On 5 May 2019 a Bombardier Challenger 601-3A crashed near Monclova, Coahuila in Mexico after losing control in severe turbulence. All 13 people on board were killed.

== Accident ==

The plane took off from Las Vegas with passengers reportedly returning from attending a boxing match on the afternoon of 5 May 2019 and was to land at Monterrey, northeastern Mexico. However, air traffic controllers lost contact with the aircraft over Coahuila. Contact with the aircraft was lost about 150 nm (280 km) from the northern Mexican city of Monclova. The plane subsequently crashed into terrain and all 13 occupants were killed.

According to Aviation Safety Network, the crew had been approved permission to climb to FL390. Nine minutes later the aircraft entered the green zone of the weather system, which caused the turbulence to increase with vertical acceleration values ranging between 1.40 and 0.68 g. The crew then requested to climb to FL410, which was the maximum certified operating altitude for the aircraft.

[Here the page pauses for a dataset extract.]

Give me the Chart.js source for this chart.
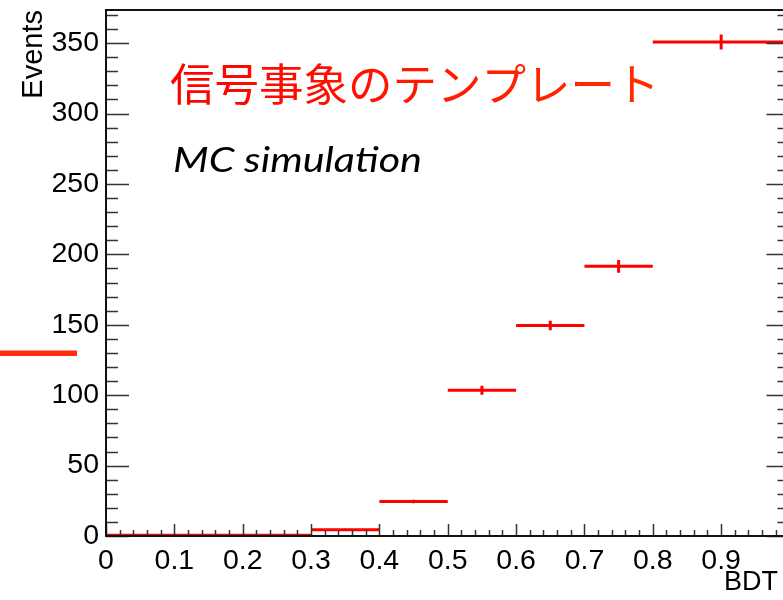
<!DOCTYPE html>
<html>
<head>
<meta charset="utf-8">
<script src="https://cdn.jsdelivr.net/npm/chart.js@4"></script>
<style>
  html, body { margin: 0; padding: 0; background: #fff; overflow: hidden; }
  #wrap { width: 796px; height: 600px; }
</style>
</head>
<body>
<div id="wrap"><canvas id="c" width="796" height="600"></canvas></div>
<script>
// BDT output histogram (signal template, MC)
const binEdges    = [0, 0.1, 0.2, 0.3, 0.4, 0.5, 0.6, 0.7, 0.8, 1.0];
const eventCounts = [0.5, 0.5, 0.5, 4.5, 24.5, 103.5, 149.5, 191.5, 350.8];
const countErrors = [0, 0, 0, 0.6, 1.2, 3.2, 3.4, 4.5, 5.3];

const xMin = 0, xMax = 1.0, xMajorStep = 0.1, xMinorStep = 0.02;
const yMin = 0, yMax = 373.5, yMajorStep = 50, yMinorStep = 10;

const titleText = '信号事象のテンプレート';
const noteText = 'MC simulation';
const xTitle = 'BDT';
const yTitle = 'Events';

const RED = '#ff0000';
const TICK_FONT = '"Liberation Sans", Arial, Helvetica, sans-serif';

// horizontal bin segments, separated by gaps
const binSegments = [];
eventCounts.forEach((v, i) => {
  binSegments.push({ x: binEdges[i], y: v });
  binSegments.push({ x: binEdges[i + 1], y: v });
  binSegments.push({ x: binEdges[i + 1], y: null });
});

// vertical error bars at bin centres
const errorBars = [];
eventCounts.forEach((v, i) => {
  const e = countErrors[i];
  if (!e) return;
  const c = (binEdges[i] + binEdges[i + 1]) / 2;
  errorBars.push({ x: c, y: v - e });
  errorBars.push({ x: c, y: v + e });
  errorBars.push({ x: c, y: null });
});

function steps(lo, hi, step) {
  const out = [];
  const n = Math.round((hi - lo) / step);
  for (let k = 0; k <= n; k++) out.push(+(lo + k * step).toFixed(6));
  return out;
}

// frame, inward ticks and free text
const framePlugin = {
  id: 'frame',
  afterDraw(chart) {
    const { ctx, chartArea: a, scales: { x, y } } = chart;
    ctx.save();

    // ticks
    ctx.strokeStyle = '#333';
    ctx.lineWidth = 1.5;
    ctx.beginPath();
    steps(yMin, 370, yMinorStep).forEach(v => {
      const py = Math.round(y.getPixelForValue(v)) + 0.5;
      const major = Math.abs(v % yMajorStep) < 1e-6;
      const len = major ? 23 : 12;
      ctx.moveTo(a.left, py); ctx.lineTo(a.left + len, py);
      ctx.moveTo(a.right, py); ctx.lineTo(a.right - len, py);
    });
    steps(xMin, xMax, xMinorStep).forEach(v => {
      const px = Math.round(x.getPixelForValue(v)) + 0.5;
      const major = Math.abs(v / xMajorStep - Math.round(v / xMajorStep)) < 1e-6;
      const len = major ? 12 : 6;
      ctx.moveTo(px, a.bottom); ctx.lineTo(px, a.bottom - len);
    });
    ctx.stroke();

    // frame
    ctx.strokeStyle = '#111';
    ctx.lineWidth = 2;
    ctx.strokeRect(a.left, a.top, a.right - a.left, a.bottom - a.top);

    // axis titles
    ctx.fillStyle = '#000';
    ctx.font = '27px ' + TICK_FONT;
    ctx.textAlign = 'right';
    ctx.textBaseline = 'alphabetic';
    ctx.fillText(xTitle, 778, 590);
    ctx.font = '29px ' + TICK_FONT;
    ctx.save();
    ctx.translate(42, a.top);
    ctx.rotate(-Math.PI / 2);
    ctx.fillText(yTitle, 0, 0);
    ctx.restore();

    // heading
    ctx.font = '44.5px "Noto Sans CJK JP", sans-serif';
    ctx.textAlign = 'left';
    const g = ctx.createLinearGradient(170, 0, 655, 0);
    g.addColorStop(0, '#ff0000');
    g.addColorStop(1, '#ff3000');
    ctx.fillStyle = g;
    ctx.fillText(titleText, 170, 101);

    // note
    ctx.fillStyle = '#000';
    ctx.font = 'italic 34px Lato, "Open Sans", sans-serif';
    const w = ctx.measureText(noteText).width;
    ctx.save();
    ctx.translate(173, 172);
    ctx.scale(249 / w, 1);
    ctx.fillText(noteText, 0, 0);
    ctx.restore();

    // side marker
    ctx.fillStyle = '#ff2d0f';
    ctx.fillRect(0, 350.5, 77, 5.5);

    ctx.restore();
  }
};

function build() {
  new Chart(document.getElementById('c'), {
    type: 'scatter',
    data: {
      datasets: [
        { data: binSegments, showLine: true, spanGaps: false, borderColor: RED,
          borderWidth: 3, pointRadius: 0, borderCapStyle: 'butt' },
        { data: errorBars, showLine: true, spanGaps: false, borderColor: RED,
          borderWidth: 3, pointRadius: 0, borderCapStyle: 'butt' }
      ]
    },
    options: {
      responsive: false,
      animation: false,
      events: [],
      layout: { padding: { top: 10, right: 6.5, left: 0, bottom: 0 } },
      plugins: { legend: { display: false }, tooltip: { enabled: false } },
      scales: {
        x: {
          type: 'linear', min: xMin, max: xMax,
          grid: { display: false }, border: { display: false },
          afterFit(s) { s.height = 64; s.paddingLeft = 0; s.paddingRight = 0; },
          afterBuildTicks(s) {
            s.ticks = steps(xMin, 0.9, xMajorStep).map(v => ({ value: v }));
          },
          ticks: {
            color: '#000', padding: 0, maxRotation: 0, autoSkip: false,
            font: { family: TICK_FONT, size: 28.5 },
            callback: v => String(+v.toFixed(1))
          }
        },
        y: {
          type: 'linear', min: yMin, max: yMax,
          grid: { display: false }, border: { display: false },
          afterFit(s) { s.width = 106; s.paddingTop = 0; s.paddingBottom = 0; },
          afterBuildTicks(s) {
            s.ticks = steps(yMin, 350, yMajorStep).map(v => ({ value: v }));
          },
          ticks: {
            color: '#000', padding: -1, autoSkip: false,
            font: { family: TICK_FONT, size: 28.5 },
            callback: v => String(v)
          }
        }
      }
    },
    plugins: [framePlugin]
  });
}

Promise.all([
  document.fonts.load('27px "Liberation Sans"'),
  document.fonts.load('45px "Noto Sans CJK JP"', titleText),
  document.fonts.load('italic 34px Lato')
]).catch(() => {}).then(build);
</script>
</body>
</html>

This request was also approved by Monterrey International Airport. The aircraft entered the core of the most intense part of the weather system where turbulence began to become more severe and soon got to higher altitudes, rolled and nose dived. It then impacted terrain at an elevation of 1088 m.

== Cause ==
According to the Federal Civil Aviation Agency, the accident was caused by “a loss of control due to a rapid climb and inversion caused by severe atmospheric instability, inducing both engines to shut down” and "inability of the aircraft’s [weather] radar to provide information for an undetermined reason.”